Problem requirements: Take every line from the first down to the line with "y_minor = [m" and set it down exactly, without the pictures.

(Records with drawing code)
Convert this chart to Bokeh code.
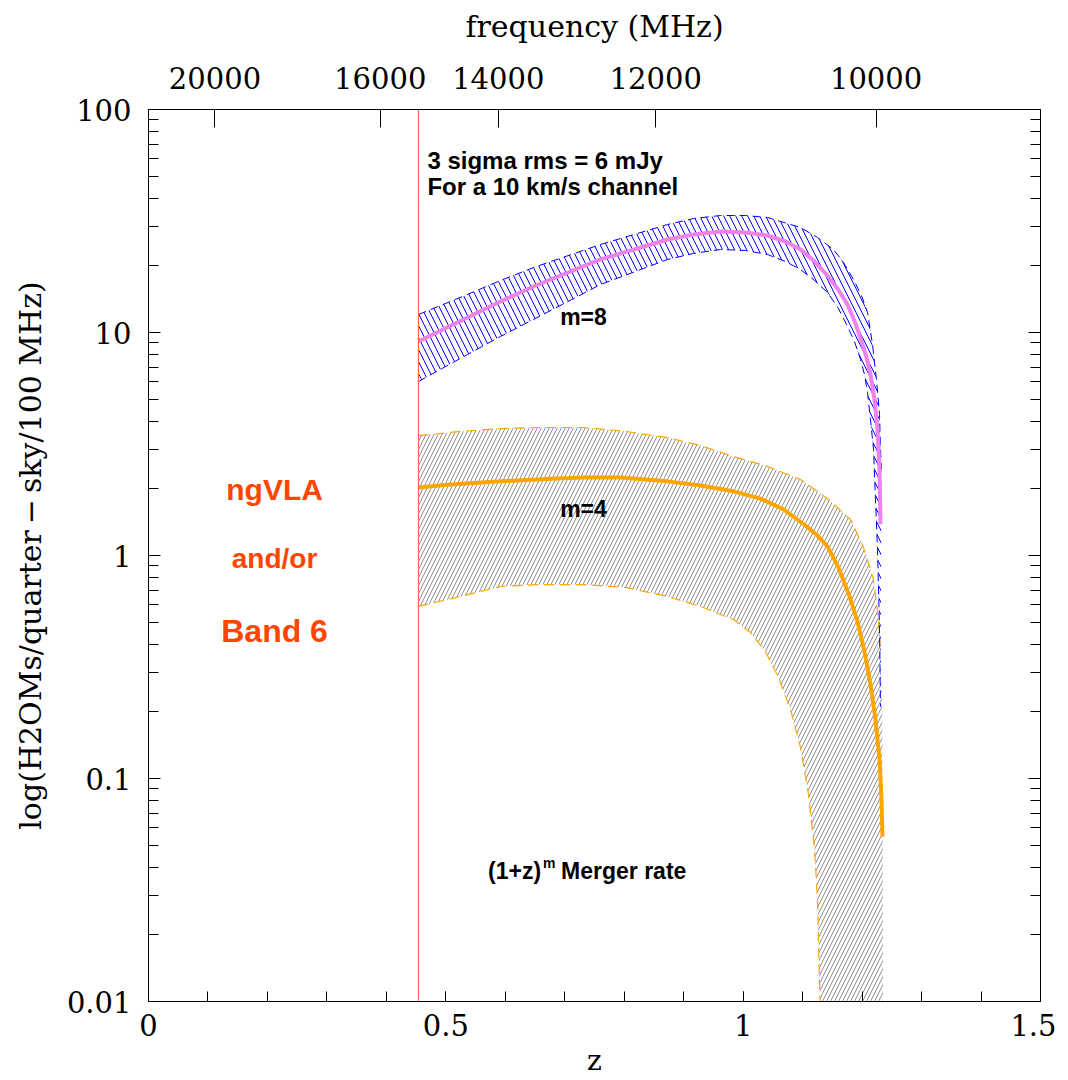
from bokeh.plotting import figure
from bokeh.models import (LinearAxis, LogAxis, FixedTicker, SingleIntervalTicker,
                          CustomJSTickFormatter, Span, Label)
from bokeh.embed import file_html
from bokeh.resources import INLINE

# ---------------- data ----------------
REST_FREQ_MHZ = 22235.08          # H2O maser rest frequency
freq_tick_labels = [20000, 16000, 14000, 12000, 10000]
band_edge_z = 0.454               # vertical line

y_major = [0.01, 0.1, 1, 10, 100]
y_minor = [m * d for d in [0.01, 0.1, 1, 10] for m in range(2, 10)]

# m = 8 model (solid violet line)
z_m8 = [0.4540, 0.5364, 0.5919, 0.6474, 0.7601, 0.8728, 0.9165, 0.9619, 1.0039,
        1.0409, 1.0712, 1.0964, 1.1183, 1.1401, 1.1586, 1.1755, 1.1889, 1.2007,
        1.2074, 1.2141, 1.2209, 1.2259, 1.2293, 1.2309]
v_m8 = [9.11, 11.68, 13.77, 16.08, 21.26, 26.12, 27.51, 28.38, 28.08,
        27.23, 25.59, 23.56, 21.03, 18.20, 15.75, 13.36, 10.98, 8.84,
        7.73, 6.48, 5.01, 3.67, 2.43, 1.38]

# m = 8 band (blue hatched)
z_m8_hi = [0.4540, 0.5364, 0.5919, 0.6474, 0.7601, 0.8728, 0.9165, 0.9619, 1.0039,
           1.0409, 1.0964, 1.1250, 1.1519, 1.1687, 1.1855, 1.1990, 1.2091, 1.2175,
           1.2242, 1.2293, 1.2309, 1.2326]
v_m8_hi = [12.04, 14.81, 17.11, 19.56, 24.81, 30.50, 32.44, 33.47, 33.47,
           32.79, 29.57, 26.67, 23.56, 20.60, 17.29, 14.65, 12.29, 8.84,
           6.15, 4.29, 2.99, 2.43]
z_m8_lo = [0.4540, 0.5364, 0.5919, 0.6474, 0.7601, 0.8728, 0.9165, 0.9619, 1.0039,
           1.0409, 1.0712, 1.0964, 1.1200, 1.1418, 1.1603, 1.1755, 1.1872, 1.1973,
           1.2040, 1.2091, 1.2141, 1.2192, 1.2225, 1.2259, 1.2293, 1.2309]
v_m8_lo = [6.03, 7.97, 9.60, 11.44, 16.41, 21.26, 22.62, 23.56, 23.32,
           22.38, 20.82, 19.16, 17.11, 15.12, 12.81, 10.64, 9.11, 7.57,
           6.48, 5.38, 4.07, 2.99, 1.78, 1.06, 0.466, 0.210]

# m = 4 model (solid orange line)
z_m4 = [0.4540, 0.5078, 0.5919, 0.6760, 0.7315, 0.7937, 0.8728, 0.9283, 0.9837,
        1.0291, 1.0678, 1.1048, 1.1250, 1.1418, 1.1603, 1.1771, 1.1923, 1.2040,
        1.2141, 1.2225, 1.2293, 1.2326, 1.2343]
v_m4 = [2.02, 2.08, 2.15, 2.21, 2.24, 2.24, 2.15, 2.06, 1.94,
        1.80, 1.61, 1.363, 1.229, 1.098, 0.884, 0.676, 0.506, 0.371,
        0.264, 0.184, 0.1217, 0.0805, 0.0549]

# m = 4 band (grey hatched, orange dashed edges)
z_m4_hi = [0.4540, 0.5247, 0.5919, 0.6592, 0.7315, 0.8021, 0.8728, 0.9283, 0.9837,
           1.0409, 1.0964, 1.1418, 1.1805, 1.2024, 1.2192, 1.2276, 1.2309, 1.2335,
           1.2343, 1.2350]
v_m4_hi = [3.45, 3.60, 3.71, 3.75, 3.75, 3.60, 3.38, 3.11, 2.78,
           2.51, 2.19, 1.80, 1.45, 1.086, 0.78, 0.516, 0.367, 0.226,
           0.122, 0.01]
z_m4_lo = [0.4540, 0.5247, 0.5919, 0.6592, 0.7315, 0.8021, 0.8728, 0.9283, 0.9837,
           1.0123, 1.0375, 1.0594, 1.0796, 1.0964, 1.1099, 1.1200, 1.1250, 1.1275,
           1.1292]
v_m4_lo = [0.591, 0.655, 0.726, 0.741, 0.741, 0.719, 0.655, 0.591, 0.516,
           0.452, 0.371, 0.284, 0.204, 0.138, 0.0848, 0.0480, 0.0287, 0.0154,
           0.01]

# ---------------- figure ----------------
SERIF = "DejaVu Serif"
SANS = "Liberation Sans"

p = figure(frame_width=892, height=1080, x_range=(0, 1.5), y_range=(0.01, 100),
           y_axis_type="log", output_backend="svg", toolbar_location=None,
           min_border_left=148, min_border_top=109, min_border_right=16,
           min_border_bottom=79, background_fill_color="white",
           border_fill_color="white")
p.grid.visible = False
p.outline_line_color = "black"
p.outline_line_width = 1


def style_axis(ax, major_in, minor_in, standoff):
    ax.major_tick_in = major_in
    ax.major_tick_out = 0
    ax.minor_tick_in = minor_in
    ax.minor_tick_out = 0
    ax.axis_line_color = "black"
    ax.major_tick_line_color = "black"
    ax.minor_tick_line_color = "black"
    ax.major_label_text_font = SERIF
    ax.major_label_text_font_size = "29px"
    ax.major_label_text_color = "black"
    ax.major_label_standoff = standoff
    ax.axis_label_text_font = SERIF
    ax.axis_label_text_font_size = "30px"
    ax.axis_label_text_font_style = "normal"
    ax.axis_label_text_color = "black"


# bottom z axis
xa = p.xaxis[0]
xa.ticker = SingleIntervalTicker(interval=0.5, num_minor_ticks=5)
xa.formatter = CustomJSTickFormatter(code="return String(Math.round(tick*10)/10);")
style_axis(xa, 10, 10, 12)
xa.axis_label = "z"
xa.axis_label_text_font_size = "28px"
xa.axis_label_standoff = 5

# left log axis
ya = p.yaxis[0]
ya.ticker = FixedTicker(ticks=y_major, minor_ticks=y_minor)
ya.formatter = CustomJSTickFormatter(code="""
const e = Math.round(Math.log10(tick));
if (e >= 0) return String(Math.round(tick));
return tick.toFixed(-e);
""")
style_axis(ya, 12, 10, 17)
ya.axis_label = "log(H2OMs/quarter\u2009\u2212\u2009sky/100 MHz)"
ya.axis_label_standoff = 16

# right mirror axis (no labels)
ra = LogAxis(ticker=FixedTicker(ticks=y_major, minor_ticks=y_minor),
             formatter=CustomJSTickFormatter(code="return '';"))
style_axis(ra, 12, 10, 0)
ra.major_label_text_font_size = "8px"
p.add_layout(ra, "right")

# top frequency axis
top_z = [REST_FREQ_MHZ / f - 1 for f in freq_tick_labels]
ta = LinearAxis(ticker=FixedTicker(ticks=top_z),
                formatter=CustomJSTickFormatter(
                    code="return String(Math.round(%f/(1+tick)));" % REST_FREQ_MHZ))
style_axis(ta, 18, 0, 21)
ta.axis_label = "frequency (MHz)"
ta.axis_label_standoff = 20
p.add_layout(ta, "above")

# ---------------- bands ----------------
p.patch(z_m4_hi + z_m4_lo[::-1], v_m4_hi + v_m4_lo[::-1],
        fill_color=None, line_color=None,
        hatch_pattern="/", hatch_color="#909090", hatch_scale=8, hatch_weight=1)
p.line(z_m4_hi[:-3], v_m4_hi[:-3], line_color="orange", line_width=1.2, line_dash="10 6")
p.line(z_m4_lo, v_m4_lo, line_color="orange", line_width=1.2, line_dash="10 6")

p.patch(z_m8_hi + z_m8_lo[::-1], v_m8_hi + v_m8_lo[::-1],
        fill_color=None, line_color=None,
        hatch_pattern="\\", hatch_color="blue", hatch_scale=12, hatch_weight=1)
p.line(z_m8_hi, v_m8_hi, line_color="blue", line_width=1, line_dash="8 5")
p.line(z_m8_lo, v_m8_lo, line_color="blue", line_width=1, line_dash="8 5")

# model lines
p.line(z_m4, v_m4, line_color="orange", line_width=4)
p.line(z_m8, v_m8, line_color="violet", line_width=4)

p.add_layout(Span(location=band_edge_z, dimension="height",
                  line_color="#f26b4b", line_width=1.2))


# ---------------- texts ----------------
def lab(x, y, text, size, color="black", align="left", font=SANS, style="bold",
        xoff=0, yoff=0):
    p.add_layout(Label(x=x, y=y, text=text, text_font=font, text_font_style=style,
                       text_font_size=size, text_color=color, text_align=align,
                       text_baseline="middle", x_offset=xoff, y_offset=yoff))


lab(0.469, 59.0, "3 sigma rms = 6 mJy", "24px")
lab(0.469, 45.2, "For a 10 km/s channel", "24px")
lab(0.7315, 11.7, "m=8", "23px", align="center")
lab(0.7315, 1.61, "m=4", "23px", align="center")
lab(0.212, 1.98, "ngVLA", "30px", color="#ff4500", align="center")
lab(0.212, 0.97, "and/or", "28px", color="#ff4500", align="center")
lab(0.212, 0.46, "Band 6", "32px", color="#ff4500", align="center")

lab(0.571, 0.0383, "(1+z)", "23px")
lab(0.571, 0.0383, "m", "14px", xoff=55, yoff=8)
lab(0.571, 0.0383, "Merger rate", "23px", xoff=73)

open("out.html", "w").write(file_html(p, INLINE))
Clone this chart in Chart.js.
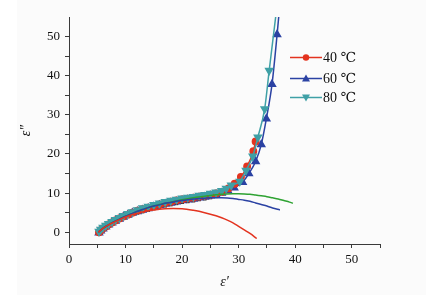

Result for this exercise:
Convert this chart to Bokeh code.
from bokeh.plotting import figure
from bokeh.models import (LinearAxis, LogAxis, FixedTicker, SingleIntervalTicker,
                          CustomJSTickFormatter, Span, Label)
from bokeh.embed import file_html
from bokeh.resources import INLINE

# ---------------- data ----------------
REST_FREQ_MHZ = 22235.08          # H2O maser rest frequency
freq_tick_labels = [20000, 16000, 14000, 12000, 10000]
band_edge_z = 0.454               # vertical line

y_major = [0.01, 0.1, 1, 10, 100]
y_minor = [m * d for d in [0.01, 0.1, 1, 10] for m in range(2, 10)]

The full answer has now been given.